Y a-t-il une place pour l’improvisation dans les films de Dupieux ?

Jérôme Commandeur : Pas du tout ! Tout est à la virgule près. Et d’ailleurs, au début, on ne m’avait pas prévenu. Je lui proposais de changer un mot, il me répondait non. Mais finalement, c’est super. C’est bien mieux d’être avec quelqu’un qui est dans sa bulle. Quentin sait exactement ce qu’il veut faire de nous, il nous dirige. Il nous laisse une marge de manœuvre assez réduite, et j’ai adoré. C’est comme ça qu’on a envie d’être traité quand on est comédien : on se fait emmener dans un univers. 

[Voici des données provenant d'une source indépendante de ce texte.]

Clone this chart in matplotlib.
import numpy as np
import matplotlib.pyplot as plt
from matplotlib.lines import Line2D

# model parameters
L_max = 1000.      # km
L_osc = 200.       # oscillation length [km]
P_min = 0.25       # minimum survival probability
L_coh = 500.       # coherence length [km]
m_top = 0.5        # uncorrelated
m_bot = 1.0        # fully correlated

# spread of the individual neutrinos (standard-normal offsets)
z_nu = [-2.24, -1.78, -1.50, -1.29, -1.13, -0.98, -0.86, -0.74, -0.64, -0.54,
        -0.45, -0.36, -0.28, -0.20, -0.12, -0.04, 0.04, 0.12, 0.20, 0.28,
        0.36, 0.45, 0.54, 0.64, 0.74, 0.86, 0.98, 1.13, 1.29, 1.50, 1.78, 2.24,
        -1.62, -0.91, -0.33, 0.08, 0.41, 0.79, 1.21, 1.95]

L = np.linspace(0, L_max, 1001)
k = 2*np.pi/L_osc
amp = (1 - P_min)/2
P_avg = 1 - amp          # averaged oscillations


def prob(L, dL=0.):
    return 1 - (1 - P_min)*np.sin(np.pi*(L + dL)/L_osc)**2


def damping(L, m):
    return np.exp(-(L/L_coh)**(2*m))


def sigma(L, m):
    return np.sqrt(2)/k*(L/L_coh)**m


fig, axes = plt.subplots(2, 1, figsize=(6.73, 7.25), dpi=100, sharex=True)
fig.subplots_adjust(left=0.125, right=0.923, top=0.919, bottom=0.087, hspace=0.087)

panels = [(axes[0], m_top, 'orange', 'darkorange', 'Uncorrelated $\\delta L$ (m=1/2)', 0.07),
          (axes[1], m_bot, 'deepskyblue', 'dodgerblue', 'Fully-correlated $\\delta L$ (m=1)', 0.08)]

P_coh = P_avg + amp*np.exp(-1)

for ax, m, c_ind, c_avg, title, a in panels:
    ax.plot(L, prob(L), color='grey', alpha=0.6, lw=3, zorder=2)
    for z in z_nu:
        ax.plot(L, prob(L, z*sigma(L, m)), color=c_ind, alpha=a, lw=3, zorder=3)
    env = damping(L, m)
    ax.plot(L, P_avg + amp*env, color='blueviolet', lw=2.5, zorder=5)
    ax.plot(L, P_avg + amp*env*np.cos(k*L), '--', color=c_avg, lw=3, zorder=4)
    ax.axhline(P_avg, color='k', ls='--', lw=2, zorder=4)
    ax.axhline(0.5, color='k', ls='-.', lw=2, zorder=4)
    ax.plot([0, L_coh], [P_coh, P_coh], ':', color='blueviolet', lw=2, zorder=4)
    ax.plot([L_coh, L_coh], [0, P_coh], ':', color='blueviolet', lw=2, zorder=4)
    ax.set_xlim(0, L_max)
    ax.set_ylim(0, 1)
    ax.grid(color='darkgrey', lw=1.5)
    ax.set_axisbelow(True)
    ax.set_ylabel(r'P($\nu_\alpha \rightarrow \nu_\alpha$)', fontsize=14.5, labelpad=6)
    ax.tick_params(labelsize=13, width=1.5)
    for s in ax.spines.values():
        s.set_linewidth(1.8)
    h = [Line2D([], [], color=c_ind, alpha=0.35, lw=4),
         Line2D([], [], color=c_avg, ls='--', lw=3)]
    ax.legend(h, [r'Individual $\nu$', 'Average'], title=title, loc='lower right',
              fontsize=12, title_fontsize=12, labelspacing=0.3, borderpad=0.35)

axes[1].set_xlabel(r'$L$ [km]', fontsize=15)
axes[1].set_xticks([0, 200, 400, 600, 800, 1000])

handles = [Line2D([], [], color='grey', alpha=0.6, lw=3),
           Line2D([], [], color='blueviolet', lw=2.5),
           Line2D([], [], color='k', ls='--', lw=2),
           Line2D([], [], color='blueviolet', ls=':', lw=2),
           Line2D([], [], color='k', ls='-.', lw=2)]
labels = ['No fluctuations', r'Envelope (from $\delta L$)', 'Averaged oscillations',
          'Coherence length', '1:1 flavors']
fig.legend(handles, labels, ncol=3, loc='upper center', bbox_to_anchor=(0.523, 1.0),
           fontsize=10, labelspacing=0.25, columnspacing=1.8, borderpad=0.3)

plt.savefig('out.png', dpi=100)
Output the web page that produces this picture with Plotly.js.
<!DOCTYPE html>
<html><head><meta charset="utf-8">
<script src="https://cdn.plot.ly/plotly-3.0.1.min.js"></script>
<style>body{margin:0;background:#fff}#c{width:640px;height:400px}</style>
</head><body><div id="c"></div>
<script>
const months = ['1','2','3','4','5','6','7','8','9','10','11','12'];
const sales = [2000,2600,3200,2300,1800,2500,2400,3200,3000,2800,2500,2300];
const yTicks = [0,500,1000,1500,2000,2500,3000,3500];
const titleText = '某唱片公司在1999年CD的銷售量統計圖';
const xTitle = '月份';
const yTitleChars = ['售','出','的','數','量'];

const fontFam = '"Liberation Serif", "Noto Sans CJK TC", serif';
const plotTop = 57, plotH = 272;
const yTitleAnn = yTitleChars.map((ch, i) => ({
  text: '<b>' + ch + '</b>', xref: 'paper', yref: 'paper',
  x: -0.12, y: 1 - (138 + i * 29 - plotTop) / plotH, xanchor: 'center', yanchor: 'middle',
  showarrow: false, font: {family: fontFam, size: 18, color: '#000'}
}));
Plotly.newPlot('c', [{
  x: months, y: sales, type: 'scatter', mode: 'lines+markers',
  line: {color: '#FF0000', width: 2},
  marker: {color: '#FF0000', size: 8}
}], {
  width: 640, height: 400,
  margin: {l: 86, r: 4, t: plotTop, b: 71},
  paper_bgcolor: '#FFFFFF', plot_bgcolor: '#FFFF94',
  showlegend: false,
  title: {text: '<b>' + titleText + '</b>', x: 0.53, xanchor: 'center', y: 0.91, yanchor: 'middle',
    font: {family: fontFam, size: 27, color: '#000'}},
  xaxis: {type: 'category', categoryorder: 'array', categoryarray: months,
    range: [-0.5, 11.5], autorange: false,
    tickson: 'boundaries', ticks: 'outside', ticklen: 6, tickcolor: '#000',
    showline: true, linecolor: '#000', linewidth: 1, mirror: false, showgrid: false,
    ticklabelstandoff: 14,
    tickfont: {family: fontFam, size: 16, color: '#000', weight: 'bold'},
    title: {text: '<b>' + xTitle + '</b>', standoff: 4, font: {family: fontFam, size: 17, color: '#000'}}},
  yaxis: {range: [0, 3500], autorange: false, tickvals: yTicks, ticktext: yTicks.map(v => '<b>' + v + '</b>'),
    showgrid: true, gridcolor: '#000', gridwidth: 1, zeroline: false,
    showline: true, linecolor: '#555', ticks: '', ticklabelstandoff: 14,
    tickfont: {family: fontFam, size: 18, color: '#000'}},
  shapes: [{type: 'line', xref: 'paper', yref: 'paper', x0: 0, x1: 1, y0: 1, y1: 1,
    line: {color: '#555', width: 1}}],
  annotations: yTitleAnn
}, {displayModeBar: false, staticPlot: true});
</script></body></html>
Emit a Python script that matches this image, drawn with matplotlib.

S. K. : Tout est suffisamment précis pour que ça serve les personnages. Rien n’est là par hasard. 

Le film parle notamment d’image et de célébrité numérique… Que dit-il selon vous sur notre époque ?

J. C. : Il parle de la course aux likes, aux followers et au nombre de vues. C’est un sujet qui touche tout le monde, du gamin de 8 ans au ministre de 70 ans. C’est d’ailleurs assez terrifiant. C’est un constat qu’on partage tous, mais on vit dans ce bain un peu sale sans trop s’en plaindre. On se dit que quelque chose est horrible, puis on remet notre téléphone dans notre poche et on continue de vivre. Avec ce film, Quentin met tout ça sur pause et nous permet de prendre 1h30 pour regarder le monde avec un peu de distance.